» Stated problem:
Nothing after the line with "const wallZ = [-94, -152.6, -88.2, -151];" belongs in the copy; extract the lines below from the top through that line, pictures left out.

» Material:
_ _ _ _ _

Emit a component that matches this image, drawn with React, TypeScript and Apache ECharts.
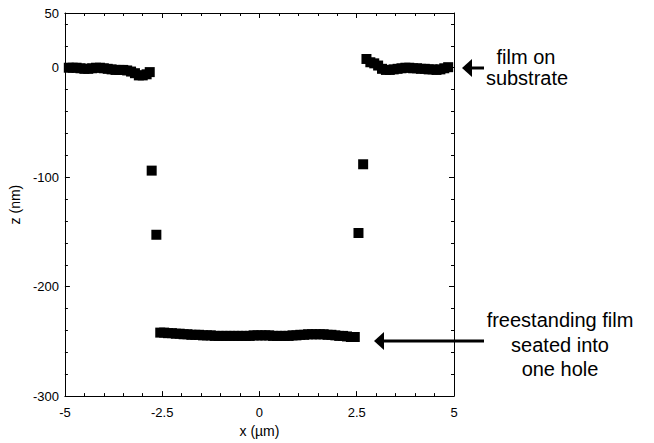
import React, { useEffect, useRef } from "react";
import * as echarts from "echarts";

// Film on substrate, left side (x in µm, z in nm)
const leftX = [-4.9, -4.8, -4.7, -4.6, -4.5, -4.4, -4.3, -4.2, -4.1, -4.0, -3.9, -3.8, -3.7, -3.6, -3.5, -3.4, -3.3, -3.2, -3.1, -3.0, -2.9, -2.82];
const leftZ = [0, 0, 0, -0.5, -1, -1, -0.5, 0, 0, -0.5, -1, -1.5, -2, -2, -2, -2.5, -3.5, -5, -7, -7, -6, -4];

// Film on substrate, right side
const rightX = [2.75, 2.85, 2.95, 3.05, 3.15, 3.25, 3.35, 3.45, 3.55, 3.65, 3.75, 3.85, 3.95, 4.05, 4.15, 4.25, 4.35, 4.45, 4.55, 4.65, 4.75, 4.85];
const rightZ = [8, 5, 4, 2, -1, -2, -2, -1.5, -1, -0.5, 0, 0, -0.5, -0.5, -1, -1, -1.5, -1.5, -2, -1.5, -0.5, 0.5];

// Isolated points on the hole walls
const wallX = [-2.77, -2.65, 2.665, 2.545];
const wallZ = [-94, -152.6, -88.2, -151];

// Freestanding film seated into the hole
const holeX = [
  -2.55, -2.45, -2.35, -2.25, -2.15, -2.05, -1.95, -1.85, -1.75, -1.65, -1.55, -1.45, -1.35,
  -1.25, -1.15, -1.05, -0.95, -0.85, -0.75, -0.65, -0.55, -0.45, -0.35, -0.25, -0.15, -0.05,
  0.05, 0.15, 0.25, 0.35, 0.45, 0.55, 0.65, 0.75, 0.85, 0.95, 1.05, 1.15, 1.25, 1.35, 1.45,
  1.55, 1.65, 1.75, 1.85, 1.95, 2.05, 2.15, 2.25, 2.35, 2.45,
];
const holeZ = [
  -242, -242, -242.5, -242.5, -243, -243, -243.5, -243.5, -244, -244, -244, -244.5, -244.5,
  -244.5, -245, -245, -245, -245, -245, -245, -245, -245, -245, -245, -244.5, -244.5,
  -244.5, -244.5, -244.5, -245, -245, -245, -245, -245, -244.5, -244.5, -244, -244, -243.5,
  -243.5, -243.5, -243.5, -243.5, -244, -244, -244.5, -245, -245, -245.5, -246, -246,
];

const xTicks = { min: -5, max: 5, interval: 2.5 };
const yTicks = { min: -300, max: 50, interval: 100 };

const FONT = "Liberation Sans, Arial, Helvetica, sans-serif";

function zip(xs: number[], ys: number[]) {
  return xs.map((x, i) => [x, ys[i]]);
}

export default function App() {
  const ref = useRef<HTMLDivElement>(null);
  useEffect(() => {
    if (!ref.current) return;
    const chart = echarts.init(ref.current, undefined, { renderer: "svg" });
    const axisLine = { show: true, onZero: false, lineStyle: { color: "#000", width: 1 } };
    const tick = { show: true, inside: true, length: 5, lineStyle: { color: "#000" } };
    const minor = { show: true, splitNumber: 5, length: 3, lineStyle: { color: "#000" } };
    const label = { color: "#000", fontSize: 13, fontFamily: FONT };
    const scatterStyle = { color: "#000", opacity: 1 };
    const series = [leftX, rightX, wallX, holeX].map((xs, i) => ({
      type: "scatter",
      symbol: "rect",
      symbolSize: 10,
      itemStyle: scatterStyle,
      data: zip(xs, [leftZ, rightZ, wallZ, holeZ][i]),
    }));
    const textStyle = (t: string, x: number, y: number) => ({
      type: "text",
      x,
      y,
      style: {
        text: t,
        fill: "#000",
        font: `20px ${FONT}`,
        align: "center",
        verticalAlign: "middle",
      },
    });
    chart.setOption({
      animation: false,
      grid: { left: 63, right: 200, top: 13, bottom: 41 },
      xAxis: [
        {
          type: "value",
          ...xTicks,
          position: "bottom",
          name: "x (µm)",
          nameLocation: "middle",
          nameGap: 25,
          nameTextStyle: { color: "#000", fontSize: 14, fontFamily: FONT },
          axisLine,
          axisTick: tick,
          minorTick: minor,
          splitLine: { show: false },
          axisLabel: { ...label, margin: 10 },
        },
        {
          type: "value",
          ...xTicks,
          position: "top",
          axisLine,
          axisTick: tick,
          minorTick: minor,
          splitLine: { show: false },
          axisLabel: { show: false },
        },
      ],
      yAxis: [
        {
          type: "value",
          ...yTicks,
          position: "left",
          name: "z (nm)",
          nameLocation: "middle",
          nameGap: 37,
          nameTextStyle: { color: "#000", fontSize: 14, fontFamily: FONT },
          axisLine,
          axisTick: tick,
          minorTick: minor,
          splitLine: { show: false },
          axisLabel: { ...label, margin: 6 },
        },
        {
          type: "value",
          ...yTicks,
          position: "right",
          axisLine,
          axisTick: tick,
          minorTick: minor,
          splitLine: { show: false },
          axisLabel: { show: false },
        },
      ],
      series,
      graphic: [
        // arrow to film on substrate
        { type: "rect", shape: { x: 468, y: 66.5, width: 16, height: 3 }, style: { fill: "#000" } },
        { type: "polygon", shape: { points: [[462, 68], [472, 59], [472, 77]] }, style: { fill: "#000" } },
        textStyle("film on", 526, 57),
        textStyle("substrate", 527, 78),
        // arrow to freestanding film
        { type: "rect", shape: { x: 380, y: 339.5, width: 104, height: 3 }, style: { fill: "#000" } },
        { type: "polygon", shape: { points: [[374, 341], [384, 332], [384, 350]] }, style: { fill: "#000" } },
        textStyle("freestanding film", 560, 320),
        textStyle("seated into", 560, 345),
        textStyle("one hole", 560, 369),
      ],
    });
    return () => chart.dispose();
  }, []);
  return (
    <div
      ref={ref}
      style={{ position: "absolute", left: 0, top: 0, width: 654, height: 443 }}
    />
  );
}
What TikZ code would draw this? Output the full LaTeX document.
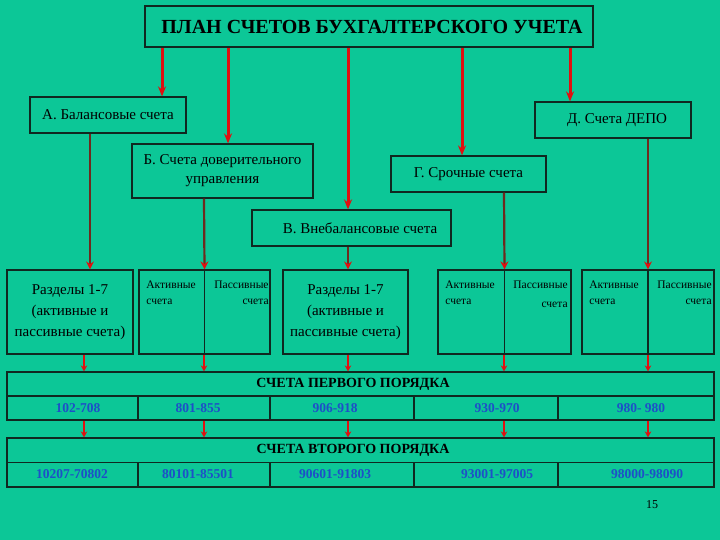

_ _ _ _ _

» Exercise response:
Emit a component that matches this image, drawn with React, TypeScript and Apache ECharts.
import React, { useEffect, useRef } from "react";
import * as echarts from "echarts";

// Film on substrate, left side (x in µm, z in nm)
const leftX = [-4.9, -4.8, -4.7, -4.6, -4.5, -4.4, -4.3, -4.2, -4.1, -4.0, -3.9, -3.8, -3.7, -3.6, -3.5, -3.4, -3.3, -3.2, -3.1, -3.0, -2.9, -2.82];
const leftZ = [0, 0, 0, -0.5, -1, -1, -0.5, 0, 0, -0.5, -1, -1.5, -2, -2, -2, -2.5, -3.5, -5, -7, -7, -6, -4];

// Film on substrate, right side
const rightX = [2.75, 2.85, 2.95, 3.05, 3.15, 3.25, 3.35, 3.45, 3.55, 3.65, 3.75, 3.85, 3.95, 4.05, 4.15, 4.25, 4.35, 4.45, 4.55, 4.65, 4.75, 4.85];
const rightZ = [8, 5, 4, 2, -1, -2, -2, -1.5, -1, -0.5, 0, 0, -0.5, -0.5, -1, -1, -1.5, -1.5, -2, -1.5, -0.5, 0.5];

// Isolated points on the hole walls
const wallX = [-2.77, -2.65, 2.665, 2.545];
const wallZ = [-94, -152.6, -88.2, -151];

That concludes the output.